= Sally McNair =

Sally McNair (born 1956) is a female television sports journalist in Scotland. She worked as a presenter and reporter at STV on the world's longest-running TV sports programme, "Scotsport" from 1982.

==Career==
In 1982, McNair joined Scotsport and became the first female sports presenter in television in Scotland.

In 1990 she began presenting an afternoon show on BBC Radio Scotland.

She has worked at BBC Scotland and presented the shorter and weekend "Reporting Scotland" bulletins for many years. Occasionally, she presented the main flagship programme when Sally Magnusson or Jackie Bird were away.

In over 30 years in TV journalism, Sally has also worked at ITN on Channel 4's original breakfast news programme, "The Channel Four Daily".
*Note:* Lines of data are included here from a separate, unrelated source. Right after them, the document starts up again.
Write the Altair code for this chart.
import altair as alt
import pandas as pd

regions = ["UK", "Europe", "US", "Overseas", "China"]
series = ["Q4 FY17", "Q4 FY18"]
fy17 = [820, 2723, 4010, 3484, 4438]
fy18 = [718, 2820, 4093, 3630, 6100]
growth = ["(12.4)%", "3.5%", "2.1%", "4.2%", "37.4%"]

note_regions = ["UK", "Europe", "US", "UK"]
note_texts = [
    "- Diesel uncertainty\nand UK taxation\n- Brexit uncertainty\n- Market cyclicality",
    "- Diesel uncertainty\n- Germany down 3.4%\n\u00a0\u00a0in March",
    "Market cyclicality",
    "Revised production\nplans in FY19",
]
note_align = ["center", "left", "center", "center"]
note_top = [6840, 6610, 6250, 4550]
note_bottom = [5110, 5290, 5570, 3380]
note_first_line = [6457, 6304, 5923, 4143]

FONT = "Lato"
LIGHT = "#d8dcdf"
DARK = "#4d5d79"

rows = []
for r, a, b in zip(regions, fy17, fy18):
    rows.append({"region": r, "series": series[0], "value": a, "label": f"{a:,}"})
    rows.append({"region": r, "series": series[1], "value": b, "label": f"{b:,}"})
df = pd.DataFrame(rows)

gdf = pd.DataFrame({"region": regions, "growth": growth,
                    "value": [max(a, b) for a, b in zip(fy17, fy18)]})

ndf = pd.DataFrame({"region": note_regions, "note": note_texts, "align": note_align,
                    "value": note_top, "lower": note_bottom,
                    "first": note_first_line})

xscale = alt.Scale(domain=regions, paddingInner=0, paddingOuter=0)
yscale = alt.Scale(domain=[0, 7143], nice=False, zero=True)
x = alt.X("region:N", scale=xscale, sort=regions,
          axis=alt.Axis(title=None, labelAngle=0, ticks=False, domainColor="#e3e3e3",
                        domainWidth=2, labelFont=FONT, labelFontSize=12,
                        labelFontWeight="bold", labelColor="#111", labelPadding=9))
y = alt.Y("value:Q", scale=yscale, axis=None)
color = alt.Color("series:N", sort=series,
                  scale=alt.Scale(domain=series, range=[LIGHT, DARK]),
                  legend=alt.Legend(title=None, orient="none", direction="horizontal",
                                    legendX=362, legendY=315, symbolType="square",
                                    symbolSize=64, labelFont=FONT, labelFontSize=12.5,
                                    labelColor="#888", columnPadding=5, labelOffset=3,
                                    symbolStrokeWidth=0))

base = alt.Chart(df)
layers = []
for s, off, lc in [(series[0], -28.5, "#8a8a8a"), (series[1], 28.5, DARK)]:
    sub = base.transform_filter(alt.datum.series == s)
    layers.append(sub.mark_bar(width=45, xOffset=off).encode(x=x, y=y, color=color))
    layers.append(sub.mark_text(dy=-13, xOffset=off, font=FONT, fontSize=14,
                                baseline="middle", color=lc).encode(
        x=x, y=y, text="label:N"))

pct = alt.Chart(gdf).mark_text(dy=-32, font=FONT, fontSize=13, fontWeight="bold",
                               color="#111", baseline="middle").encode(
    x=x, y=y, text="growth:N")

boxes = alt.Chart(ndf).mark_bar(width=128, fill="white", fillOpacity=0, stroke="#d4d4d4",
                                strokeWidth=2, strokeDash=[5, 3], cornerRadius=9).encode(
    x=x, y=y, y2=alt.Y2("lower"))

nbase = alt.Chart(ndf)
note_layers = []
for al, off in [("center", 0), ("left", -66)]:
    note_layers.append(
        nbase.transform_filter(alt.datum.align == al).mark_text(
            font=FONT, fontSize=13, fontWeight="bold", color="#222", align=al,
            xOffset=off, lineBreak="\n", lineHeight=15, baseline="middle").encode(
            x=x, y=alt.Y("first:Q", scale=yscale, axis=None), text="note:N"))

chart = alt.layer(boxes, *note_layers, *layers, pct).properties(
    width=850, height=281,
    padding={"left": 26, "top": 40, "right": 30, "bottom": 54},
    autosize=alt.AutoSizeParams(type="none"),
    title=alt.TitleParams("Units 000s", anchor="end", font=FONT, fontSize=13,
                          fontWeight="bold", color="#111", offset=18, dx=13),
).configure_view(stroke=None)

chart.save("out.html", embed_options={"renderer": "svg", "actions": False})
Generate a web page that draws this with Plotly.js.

She presented the late news on the day of the official opening of BBC Scotland's new studios at Pacific Quay in Glasgow. The bulletin was being presented from an open-plan area of the building, and this resulted in most of the news being delivered over the noise of a party taking place in the building.

==Escape to Glasgow documentary==
On 14 November 2010, BBC Scotland aired the documentary Escape to Glasgow, in which McNair meets some of Britain's first evacuees, and retraces their journeys. The programme was aired for a second time in December 2010.